Inventorier les caractéristiques de l'institution militaire aujourd'hui, c'est inévitablement révéler ses singularités dans une société souvent désabusée qui semble négliger les valeurs qu'exige le métier des armes. La cohésion et l'efficacité militaires qu'entretiennent par nécessité les armées dans un champ de contraintes accrues sont un patrimoine républicain à verser au crédit du pays tout entier, comme l'indique l'auteur.
L'institution militaire aujourd'hui
The military institute today
To take inventory of the characteristics of today’s military institution is to inevitably reveal its singularities in an often-disillusioned society that seems to overlook all that it demands of its armed professionals. As the author indicates, the military cohesion and efficiency that are the armies must entertain within a field of increasing constraints are a republican heritage credited to the entire country.

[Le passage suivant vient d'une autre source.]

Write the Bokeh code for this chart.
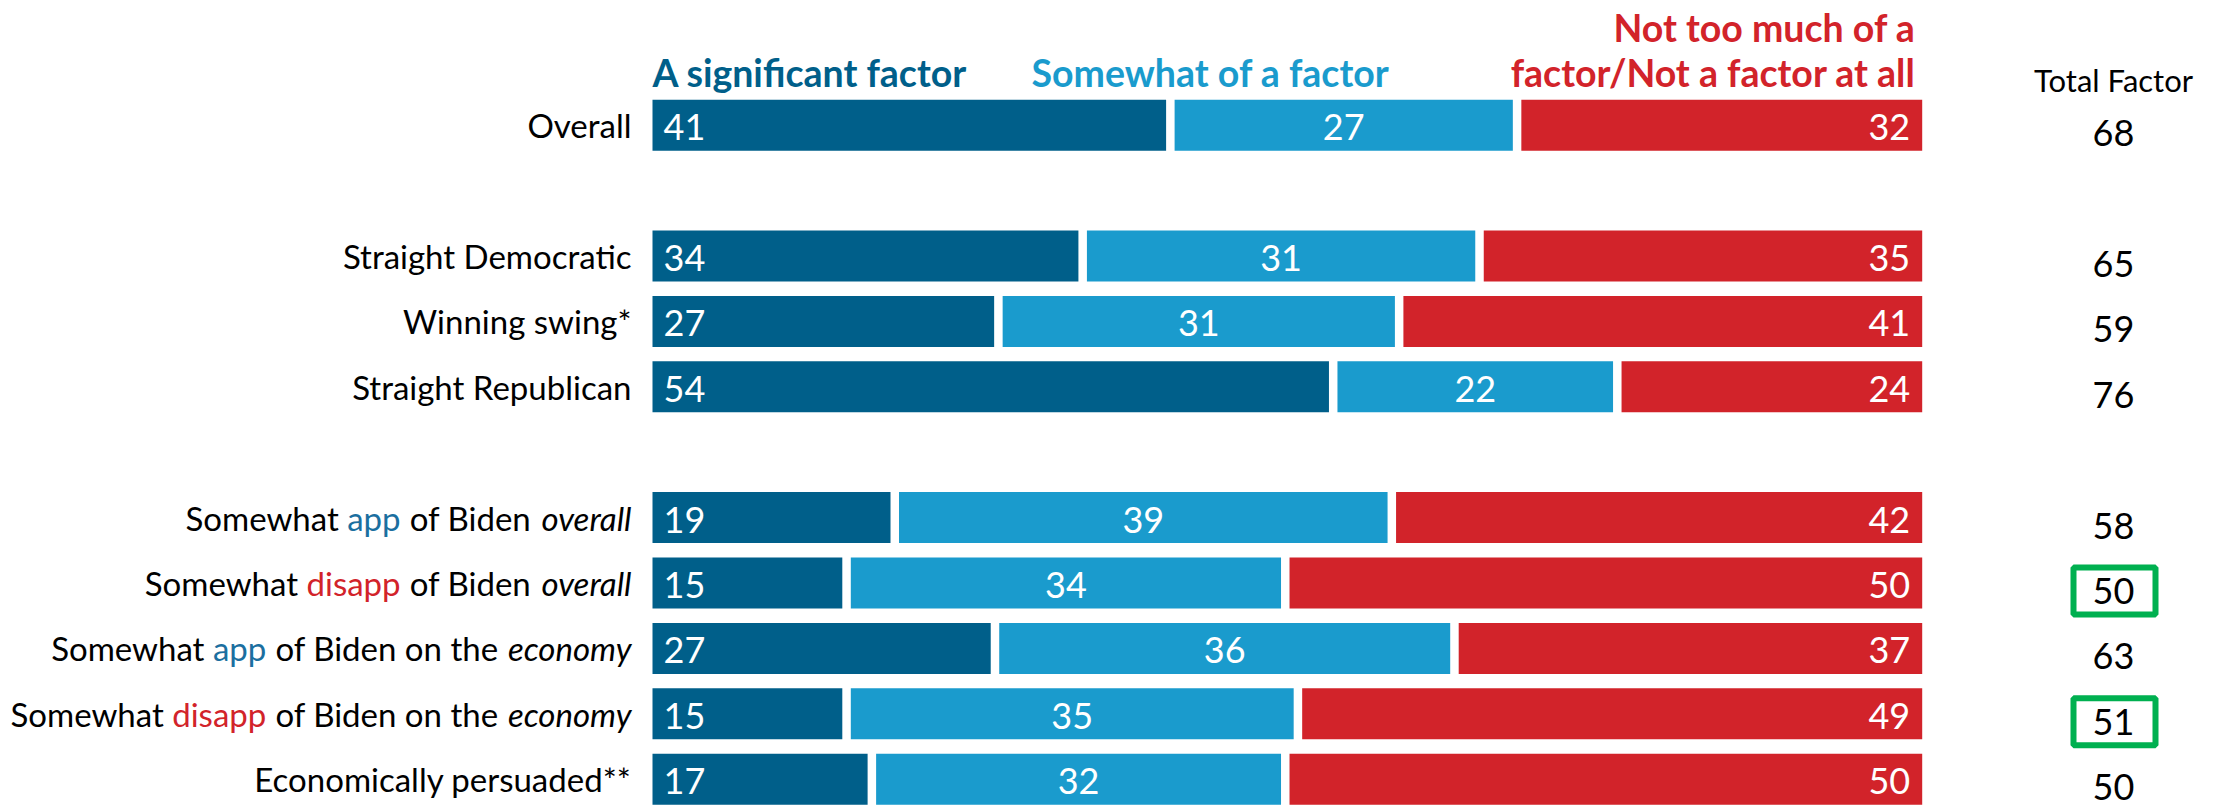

Parler de communauté militaire au moment où l’on constate les effets dévastateurs du communautarisme sur la cohésion nationale peut paraître paradoxal. S’agirait-il d’une de ces tribus nées de la déferlante qui scinde tout selon le genre, la race, la religion, l’origine, les mœurs ? La communauté de défense serait-elle l’une de ces niches de la mosaïque nationale qui fonctionnerait à l’instar d’une ruche aux alvéoles plus ou moins étanches ? Aurait-elle un quelconque préjudice à faire valoir et des victimes à mettre en exergue pour obtenir réparation ? Ou bien, serait-ce une sorte de corporation archaïque vaguement suspecte de continuer de mêler au respect de la République des symboles issus des gloires d’avant 1789 ?
Les générations qui ont fait leur service militaire se disent peut-être qu’avec elles disparaîtra le souvenir de l’armée de la Nation et de sa vocation universelle. Le corps professionnel qui lui a succédé rejoindrait le commun des structures mortelles dans le souci des droits et avantages, comme les ambulanciers, les veilleurs de nuit et les experts-comptables. Une sociologie plus investigatrice et pas spontanément bienveillante pourrait mettre en relief une communauté avec ses mœurs austères, ses valeurs sans concession, ses interdits anachroniques, vivant en parallèle du reste de la société avec le 14 juillet comme seul point de convergence. Moment canaille où les contraires s’assembleraient pour un temps d’ivresse. Spectacle de nostalgie sans lendemain destiné tout au plus à égayer un quotidien terne et des perspectives sombres.
C’est un général en deuxième section, issu des promotions d’avant-guerre, professeur d’histoire à temps perdu, qui m’a aidé à lever le voile sur cette communauté militaire à laquelle ma famille était étrangère, si l’on excepte mon père, simple fantassin colonial, blessé grièvement sur la RC4, en 1949. Ses cours mêlaient une image grandiose de notre passé à l’émotion soulevée à l’évocation des grandes figures nationales. Il ressemblait un peu au général de Gaulle et paraissait immense. À son contact, malgré une distance de forme où la crainte rejoignait l’admiration, nous mêlions le désir de le chahuter au souhait de ne pas le décevoir. Un Noël, nous avons décidé de nous cotiser pour lui offrir un cadeau. Nos moyens étaient modestes, mais nous mîmes du cœur à comploter pour obtenir son adresse et nous rendre en délégation chez lui. Le vieux soldat était sans doute mieux préparé à un assaut ennemi qu’à une telle manifestation. Incapable d’articuler un mot, l’œil brillant trahissant son trouble, il nous fit entrer, nous offrit à boire et à manger le peu qu’il avait dans ses placards de veuf et nous parla longuement de ce qu’il gardait au plus profond de lui : sa vie de spahi. Ses murs étaient couverts de photos, de croquis et de fanions. Il nous les commenta tour à tour, citant sans hésitation le nom des hommes avec lesquels il avait combattu : simple spahi montant la garde devant sa porte, cavaliers dévoués, sous-officiers et officiers dont beaucoup étaient restés en Italie et ailleurs. Tous compagnons d’armes. Il nous avoua consacrer l’essentiel de son temps à ceux d’entre eux que la vie malmenait. La solidarité développée dans l’épreuve se poursuivait hors du cadre militaire. Une dizaine d’années plus tard, je retrouvais ce général à Coëtquidan lors du jumelage de ma promotion avec celle sortie de l’école cinquante ans plus tôt.